Representational Image, Courtesy: Pexels

Assistant Municipal Commissioners maintain that they understand the significance of a Corporator in a neighbourhood and have not sidelined them. “We are working together”, Sandhya Nandekar, the Assistant Municipal Commissioner for R-North ward, says. “We have had zoom meetings with them, told them about our actions, and taken their suggestions. The relief material has gone through Corporators and their volunteers are helping us find symptomatic patients in slums.”

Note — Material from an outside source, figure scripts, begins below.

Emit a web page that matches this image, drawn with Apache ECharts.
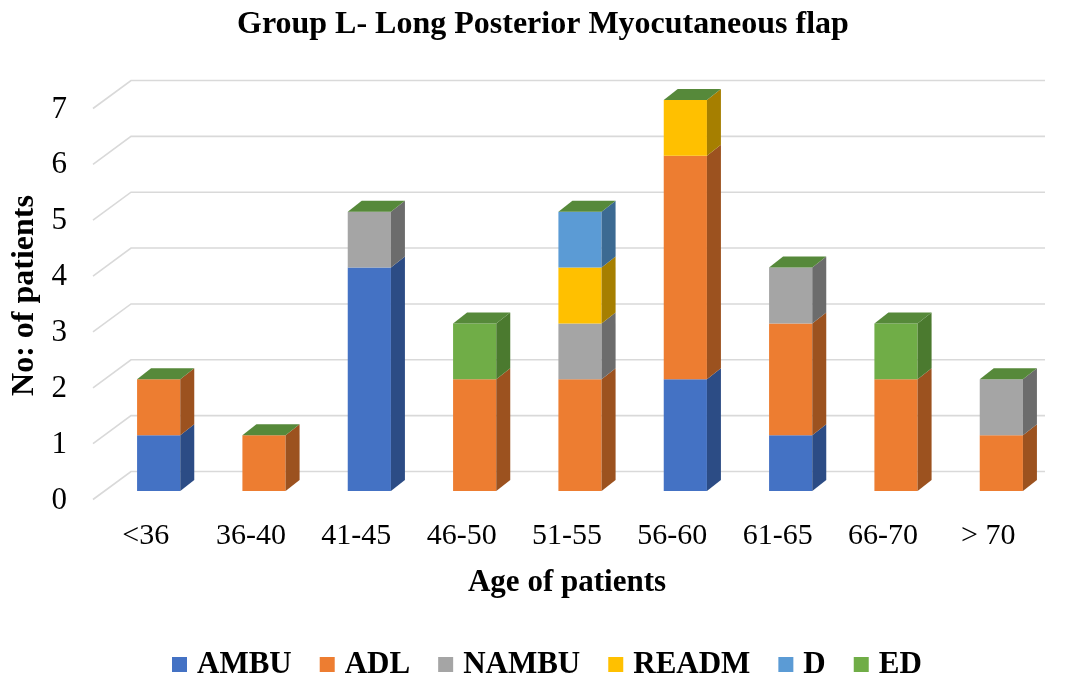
<!DOCTYPE html>
<html>
<head>
<meta charset="utf-8">
<script src="https://cdn.jsdelivr.net/npm/echarts@6/dist/echarts.min.js"></script>
<style>
  html, body { margin: 0; padding: 0; background: #fff; }
  #chart { width: 1070px; height: 677px; }
</style>
</head>
<body>
<div id="chart"></div>
<script>
// Age groups and patient counts per outcome
const categories = ['<36', '36-40', '41-45', '46-50', '51-55', '56-60', '61-65', '66-70', '> 70'];
const AMBU  = [1, 0, 4, 0, 0, 2, 1, 0, 0];
const ADL   = [1, 1, 0, 2, 2, 4, 2, 2, 1];
const NAMBU = [0, 0, 1, 0, 1, 0, 1, 0, 1];
const READM = [0, 0, 0, 0, 1, 1, 0, 0, 0];
const D     = [0, 0, 0, 0, 1, 0, 0, 0, 0];
const ED    = [0, 0, 0, 1, 0, 0, 0, 1, 0];
const yTicks = [0, 1, 2, 3, 4, 5, 6, 7];

const seriesDefs = [
  { name: 'AMBU',  values: AMBU,  front: '#4472C4', side: '#2C4C85' },
  { name: 'ADL',   values: ADL,   front: '#ED7D31', side: '#9C521F' },
  { name: 'NAMBU', values: NAMBU, front: '#A5A5A5', side: '#6C6C6C' },
  { name: 'READM', values: READM, front: '#FFC000', side: '#A67F00' },
  { name: 'D',     values: D,     front: '#5B9BD5', side: '#3C6A92' },
  { name: 'ED',    values: ED,    front: '#70AD47', side: '#4B7A2F' }
];
const TOP_COLOR = '#56893A';
const DEPTH_X = 14, DEPTH_Y = 11;
const FONT = '"Liberation Serif", "Times New Roman", serif';

// running stack bases per category
const bases = categories.map(() => 0);

function barRenderer(def, drawTop) {
  return function (params, api) {
    const cat = api.value(0), val = api.value(1), base = api.value(2);
    const w = api.size([1, 0])[0] * 0.41;
    const p0 = api.coord([cat, base]);
    const p1 = api.coord([cat, base + val]);
    const x = p0[0] - w / 2;
    const children = [];
    if (val > 0) {
      children.push({
        type: 'rect',
        shape: { x: x, y: p1[1], width: w, height: p0[1] - p1[1] },
        style: { fill: def.front }
      });
      children.push({
        type: 'polygon',
        shape: { points: [[x + w, p0[1]], [x + w, p1[1]], [x + w + DEPTH_X, p1[1] - DEPTH_Y], [x + w + DEPTH_X, p0[1] - DEPTH_Y]] },
        style: { fill: def.side }
      });
    }
    if (drawTop) {
      children.push({
        type: 'polygon',
        shape: { points: [[x, p1[1]], [x + DEPTH_X, p1[1] - DEPTH_Y], [x + w + DEPTH_X, p1[1] - DEPTH_Y], [x + w, p1[1]]] },
        style: { fill: TOP_COLOR }
      });
    }
    return { type: 'group', children: children };
  };
}

const barSeries = seriesDefs.map((def, si) => {
  const data = def.values.map((v, i) => {
    const item = [i, v, bases[i]];
    bases[i] += v;
    return item;
  });
  return {
    name: def.name,
    type: 'custom',
    coordinateSystem: 'cartesian2d',
    itemStyle: { color: def.front },
    encode: { x: 0, y: 1 },
    z: 3,
    renderItem: barRenderer(def, si === seriesDefs.length - 1),
    data: data
  };
});

// receding floor/wall gridlines
const gridSeries = {
  name: 'grid',
  type: 'custom',
  coordinateSystem: 'cartesian2d',
  silent: true,
  z: 1,
  encode: { y: 0 },
  renderItem: function (params, api) {
    const v = api.value(0);
    const y = api.coord([0, v])[1];
    const L = params.coordSys.x, R = params.coordSys.x + params.coordSys.width;
    return {
      type: 'polyline',
      shape: { points: [[L - 13, y + 8.5], [L + 25, y - 19.5], [R - 9, y - 19.5]] },
      style: { stroke: '#D9D9D9', lineWidth: 1.6, fill: null }
    };
  },
  data: yTicks.map(v => [v])
};

const chart = echarts.init(document.getElementById('chart'));
chart.setOption({
  animation: false,
  backgroundColor: '#fff',
  title: {
    text: 'Group L- Long Posterior Myocutaneous flap',
    left: 232,
    top: 4,
    textStyle: { fontFamily: FONT, fontWeight: 'bold', fontSize: 32, color: '#000' }
  },
  legend: {
    data: seriesDefs.map(d => d.name),
    top: 644,
    left: 167,
    icon: 'rect',
    itemWidth: 15,
    itemHeight: 15,
    itemGap: 28,
    textStyle: { fontFamily: FONT, fontWeight: 'bold', fontSize: 31, color: '#000', padding: [0, 0, 0, 5] }
  },
  grid: { left: 106, right: 16, top: 100, bottom: 186 },
  xAxis: {
    type: 'category',
    data: categories,
    axisLine: { show: false },
    axisTick: { show: false },
    axisLabel: { margin: 30, fontFamily: FONT, fontSize: 30, color: '#000', padding: [0, 26, 0, 0] },
    name: 'Age of patients',
    nameLocation: 'middle',
    nameGap: 76,
    nameTextStyle: { fontFamily: FONT, fontWeight: 'bold', fontSize: 31, color: '#000', padding: [0, 26, 0, 0] }
  },
  yAxis: {
    type: 'value',
    min: 0,
    max: 7,
    interval: 1,
    splitLine: { show: false },
    axisLine: { show: false },
    axisTick: { show: false },
    axisLabel: { margin: 39, fontFamily: FONT, fontSize: 31, color: '#000', verticalAlign: 'top', lineHeight: 19 },
    name: 'No: of patients',
    nameLocation: 'middle',
    nameRotate: 90,
    nameGap: 57,
    nameTextStyle: { fontFamily: FONT, fontWeight: 'bold', fontSize: 32, color: '#000' }
  },
  series: [gridSeries].concat(barSeries)
});
</script>
</body>
</html>
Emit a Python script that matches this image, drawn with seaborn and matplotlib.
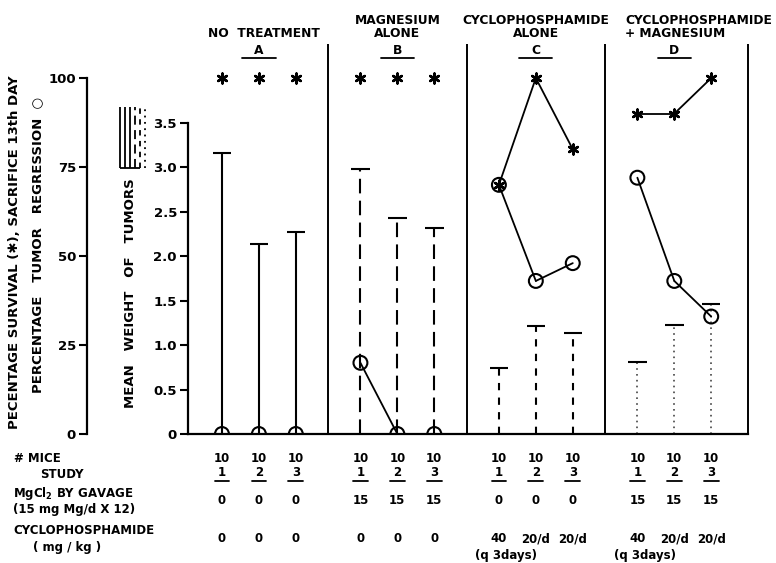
import matplotlib
matplotlib.use("Agg")
import matplotlib.pyplot as plt
import matplotlib.transforms as mtransforms
import pandas as pd
import seaborn as sns

groups = ["A", "B", "C", "D"]
group_titles = ["NO  TREATMENT", "MAGNESIUM\nALONE", "CYCLOPHOSPHAMIDE\nALONE",
                "CYCLOPHOSPHAMIDE\n+ MAGNESIUM"]
studies = ["1", "2", "3"]
mean_weight = [3.16, 2.14, 2.27, 2.98, 2.43, 2.31, 0.74, 1.21, 1.14, 0.81, 1.23, 1.46]
survival = [100, 100, 100, 100, 100, 100, 70, 100, 80, 90, 90, 100]
regression = [0, 0, 0, 20, 0, 0, 70, 43, 48, 72, 43, 33]
mice = ["10", "10", "10", "10", "10", "10", "10", "10", "10", "10", "10", "10"]
mgcl2 = ["0", "0", "0", "15", "15", "15", "0", "0", "0", "15", "15", "15"]
cyclo = ["0", "0", "0", "0", "0", "0", "40", "20/d", "20/d", "40", "20/d", "20/d"]
cyclo_note = ["", "", "", "", "", "", "(q 3days)", "", "", "(q 3days)", "", ""]
weight_ticks = [0, 0.5, 1.0, 1.5, 2.0, 2.5, 3.0, 3.5]
pct_ticks = [0, 25, 50, 75, 100]

sns.set_theme(style="ticks")
plt.rcParams["font.family"] = ["DejaVu Sans"]
plt.rcParams["font.weight"] = "bold"
plt.rcParams["text.color"] = "black"
plt.rcParams["axes.labelcolor"] = "black"
plt.rcParams["ytick.color"] = "black"
plt.rcParams["xtick.color"] = "black"

GAP = 3.75
rows = []
for g, grp in enumerate(groups):
    for s, st in enumerate(studies):
        i = g * 3 + s
        rows.append(dict(group=grp, study=st, x=g * GAP + s, weight=mean_weight[i],
                         survival=survival[i], regression=regression[i]))
df = pd.DataFrame(rows)

W, H = 776, 563
fig = plt.figure(figsize=(W / 100, H / 100), dpi=100)
ax = fig.add_axes([188 / W, 129 / H, 562 / W, 396 / H])
ax2 = ax.twinx()

bar_styles = ["-", (0, (7, 3.5)), (0, (3.5, 3.5)), (0, (1, 2.5))]
bar_colors = ["black", "black", "black", "#444444"]
for g, grp in enumerate(groups):
    sub = df[df.group == grp]
    ax.vlines(sub.x, 0, sub.weight, colors=bar_colors[g], linestyles=bar_styles[g],
              lw=1.5 if g < 3 else 1.2)
    ax.hlines(sub.weight, sub.x - 0.25, sub.x + 0.25, colors="black", lw=1.5)

# separators between treatment groups
bounds = [g * GAP - 0.875 for g in range(1, 4)] + [3 * GAP + 3.0]
ax.vlines(bounds, 0, 4.38, colors="black", lw=1.4)

# connecting lines (skip flat runs sitting on 0 / 100)
for grp in groups:
    sub = df[df.group == grp].reset_index(drop=True)
    for col in ["survival", "regression"]:
        for k in range(2):
            a, b = sub[col][k], sub[col][k + 1]
            if a == b and a in (0, 100):
                continue
            sns.lineplot(x=sub.x[k:k + 2], y=sub[col][k:k + 2], color="black", lw=1.3,
                         ax=ax2, estimator=None, legend=False)

sns.scatterplot(data=df, x="x", y="regression", marker="o", s=100, facecolors="none",
                edgecolor="black", linewidth=1.5, ax=ax2, zorder=5)
sns.scatterplot(data=df, x="x", y="survival", marker=(6, 2, 0), s=50, color="black",
                linewidth=1.8, ax=ax2, zorder=6)

# weight axis
ax.set_xticks([])
ax.set_yticks(weight_ticks)
ax.set_yticklabels(["0" if t == 0 else f"{t:.1f}" for t in weight_ticks])
for sp in ["top", "right"]:
    ax.spines[sp].set_visible(False)
ax.spines["left"].set_bounds(0, 3.5)
ax.spines["bottom"].set_bounds(-0.92, 3 * GAP + 3.0)
for sp in ["left", "bottom"]:
    ax.spines[sp].set_linewidth(1.6)
    ax.spines[sp].set_color("black")
ax.tick_params(axis="y", length=6, width=1.5, labelsize=9.5, pad=2, colors="black")
ax.set_xlabel("")
ax.set_ylabel("")

# percentage axis
for sp in ["top", "right", "bottom"]:
    ax2.spines[sp].set_visible(False)
ax2.spines["left"].set_visible(True)
ax2.spines["left"].set_position(("axes", -101 / 562))
ax2.spines["left"].set_bounds(0, 100)
ax2.spines["left"].set_linewidth(1.6)
ax2.spines["left"].set_color("black")
ax2.yaxis.tick_left()
ax2.set_yticks(pct_ticks)
ax2.set_yticklabels([str(t) for t in pct_ticks])
ax2.tick_params(axis="y", length=6, width=1.5, labelsize=9.5, pad=2, colors="black")
ax2.set_xlabel("")
ax2.set_ylabel("")

# axis titles
fig.text(15 / W, 1 - 252 / H, "PECENTAGE SURVIVAL (✱), SACRIFICE 13th DAY", rotation=90,
         ha="center", va="center", fontsize=9.5)
fig.text(38 / W, 1 - 245 / H, "PERCENTAGE   TUMOR   REGRESSION  ○", rotation=90,
         ha="center", va="center", fontsize=9.5)
fig.text(130 / W, 1 - 293 / H, "MEAN   WEIGHT   OF   TUMORS", rotation=90,
         ha="center", va="center", fontsize=9.5)

# line style key
key = fig.add_axes([119 / W, 1 - 170 / H, 27 / W, 63 / H])
key_styles = ["-", "-", "-", (0, (5, 3)), (0, (3, 3)), (0, (1, 2.5))]
for k, ls in enumerate(key_styles):
    key.vlines(k, 0.03, 1, colors="black", linestyles=ls, lw=1.3)
key.hlines(0.03, 0, 4, colors="black", lw=1.3)
key.set_xlim(-0.3, 5.3)
key.set_ylim(0, 1)
key.axis("off")

# headers
tr = mtransforms.blended_transform_factory(ax.transData, fig.transFigure)
for g, title in enumerate(group_titles):
    cx = g * GAP + 1
    if g == 3:
        ax.text(g * GAP - 0.33, 1 - 40 / H, title, transform=tr, ha="left", va="bottom",
                fontsize=8.8, linespacing=1.05)
    else:
        ax.text(cx + (0.15 if g == 0 else 0), 1 - 40 / H, title, transform=tr,
                ha="center", va="bottom", fontsize=8.8, linespacing=1.05)
    ax.text(cx, 1 - 50 / H, groups[g], transform=tr, ha="center", va="center", fontsize=8.8)
    ax.plot([cx - 0.45, cx + 0.45], [1 - 58 / H] * 2, transform=tr, color="black",
            lw=1.3, clip_on=False)

# table under the chart
row_labels = [("# MICE", 14, 458), ("STUDY", 40, 474), ("MgCl$_2$ BY GAVAGE", 13, 493),
              ("(15 mg Mg/d X 12)", 13, 510), ("CYCLOPHOSPHAMIDE", 13, 531),
              ("( mg / kg )", 33, 547)]
for txt, px, py in row_labels:
    fig.text(px / W, 1 - py / H, txt, ha="left", va="center", fontsize=8.5)

for i, xv in enumerate(df.x):
    ax.text(xv, 1 - 458 / H, mice[i], transform=tr, ha="center", va="center", fontsize=8.5)
    ax.text(xv, 1 - 473 / H, df.study[i], transform=tr, ha="center", va="center", fontsize=8.5)
    ax.plot([xv - 0.2, xv + 0.2], [1 - 481 / H] * 2, transform=tr, color="black", lw=1.3,
            clip_on=False)
    ax.text(xv, 1 - 501 / H, mgcl2[i], transform=tr, ha="center", va="center", fontsize=8.5)
    ax.text(xv, 1 - 539 / H, cyclo[i], transform=tr, ha="center", va="center", fontsize=8.5)
    if cyclo_note[i]:
        ax.text(xv + 0.2, 1 - 556 / H, cyclo_note[i], transform=tr, ha="center",
                va="center", fontsize=8.5)

ax.set_xlim(-0.92, 14.3)
ax.set_ylim(0, 4.45)
ax2.set_ylim(0, 4.45 * 25)

fig.savefig("out.png", dpi=100)
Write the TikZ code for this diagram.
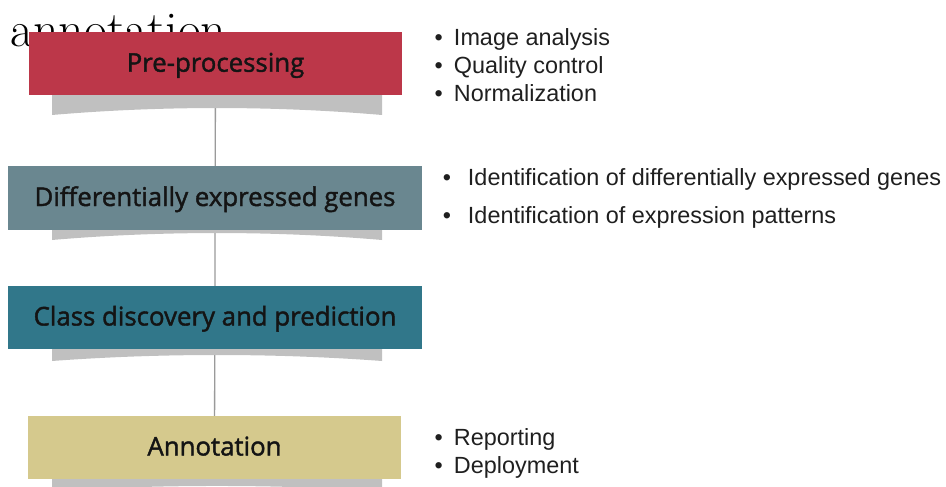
\documentclass[tikz,border=0pt]{standalone}
\usepackage{fontspec}
\newfontfamily\boxfont[FakeBold=1.6]{Open Sans}
\newfontfamily\listfont{Liberation Sans}
\definecolor{preRed}{HTML}{BC3749}
\definecolor{degSlate}{HTML}{6A8790}
\definecolor{clsTeal}{HTML}{31778A}
\definecolor{annKhaki}{HTML}{D5C98D}
\definecolor{shadowGrey}{HTML}{C0C0C0}
\definecolor{linkGrey}{HTML}{9A9A9A}
\pgfdeclarelayer{bg}
\pgfsetlayers{bg,main}

\begin{document}
\begin{tikzpicture}[x=1pt,y=-1pt,
  stage/.style={minimum height=63.5pt, inner sep=0pt, text height=16pt,
    text depth=0pt, text=black!92, font=\boxfont\fontsize{25.8}{30}\selectfont},
  item/.style={anchor=base west, inner sep=0pt, text=black!88,
    font=\listfont\fontsize{23.4}{27}\selectfont},
  shade/.style={fill=shadowGrey},
  link/.style={draw=linkGrey, line width=1.3pt}]
\clip (0,0) rectangle (946,487);

% stage boxes
\node[stage, fill=preRed,   minimum width=373pt] (pre) at (215.5,63.75) {Pre-processing};
\node[stage, fill=degSlate, minimum width=414pt] (deg) at (215,198)  {Differentially expressed genes};
\node[stage, fill=clsTeal,  minimum width=414pt] (cls) at (215,317.5) {Class discovery and prediction};
\node[stage, fill=annKhaki, minimum width=373pt] (ann) at (214.5,447.5) {Annotation};

\begin{pgfonlayer}{bg}
  % stray heading text behind the first box
  \node[anchor=base west, inner sep=0pt, font=\fontsize{50}{60}\selectfont] (stray) at (10,47) {annotation};
  % connector through all stages
  \draw[link] (pre.center) -- (ann.center);
  % curved drop shadows under the boxes
  \fill[shade] (52,93) -- (52,115) .. controls (160,105.7) and (274,105.7) .. (382,115) -- (382,93) -- cycle;
  \fill[shade] (52,228) -- (52,240) .. controls (160,230.7) and (274,230.7) .. (382,240) -- (382,228) -- cycle;
  \fill[shade] (52,347) -- (52,361) .. controls (160,353) and (274,353) .. (382,361) -- (382,347) -- cycle;
  \fill[shade] (52,477) -- (52,491) .. controls (160,484.3) and (274,484.3) .. (382,491) -- (382,477) -- cycle;
\end{pgfonlayer}

% bullet lists
\node[item] (p1) at (434.3,46)  {\makebox[19.5pt][l]{•}Image analysis};
\node[item] (p2) at (434.3,74)  {\makebox[19.5pt][l]{•}Quality control};
\node[item] (p3) at (434.3,102) {\makebox[19.5pt][l]{•}Normalization};
\node[item] (d1) at (442.7,185) {\makebox[25.1pt][l]{•}Identification of differentially expressed genes};
\node[item] (d2) at (442.7,223) {\makebox[25.1pt][l]{•}Identification of expression patterns};
\node[item] (a1) at (434.3,445) {\makebox[19.5pt][l]{•}Reporting};
\node[item] (a2) at (434.3,473) {\makebox[19.5pt][l]{•}Deployment};
\end{tikzpicture}
\end{document}
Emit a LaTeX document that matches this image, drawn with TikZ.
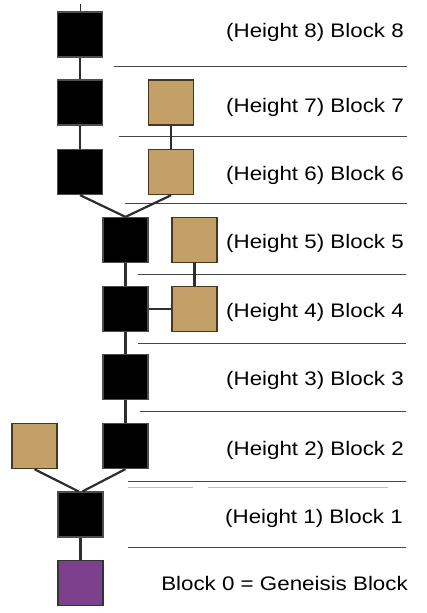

Prashant Sapkale, Assistant Municipal Commissioner of K-East ward, also says that Corporators have helped them in high-risk contact tracing. “I’ve been in touch with all 14 of my Corporators on a daily basis. They’re not only involved in relief work but also in day-to-day operations.”

Missing Link

If at the beginning of the lockdown, citizens found it challenging to access information, elected Corporators or local area representatives didn’t seem to fare any better. 

Miranda says that information about which patient in her ward was admitted in hospitals or who was discharged wasn’t made available to her. And upon her request, her ward’s Assistant Municipal Commissioner, the late Ashok Khairnar, made it accessible. But the same secrecy was maintained even when the corporation created a COVID-19 camp for the police at the Mumbai University campus. “They don’t correspond or coordinate with me unless I have an issue and I reach out to them,” Miranda says. 

Miranda’s role, then, like of all other corporators, has been of coordination. She has been the eyes of the neighbourhood. When she noticed people filling the streets, she insisted that Ashok Khairnar enforce a stricter lockdown in the neighbourhood. 

Chedda, too, noticed how the antiviral Remdesivir injections were not available at BMC hospitals and wrote to the Commissioner to address the gap. He uses this as an example to illustrate how Corporators have a direct contact with people and their problems.

“No one can be more active in a ward than a Corporator,” he says adding that the they be used a lot more than they currently are. The last Council meeting was held in February with the Corporators. “My suggestion is that there should be a meeting as soon as possible.”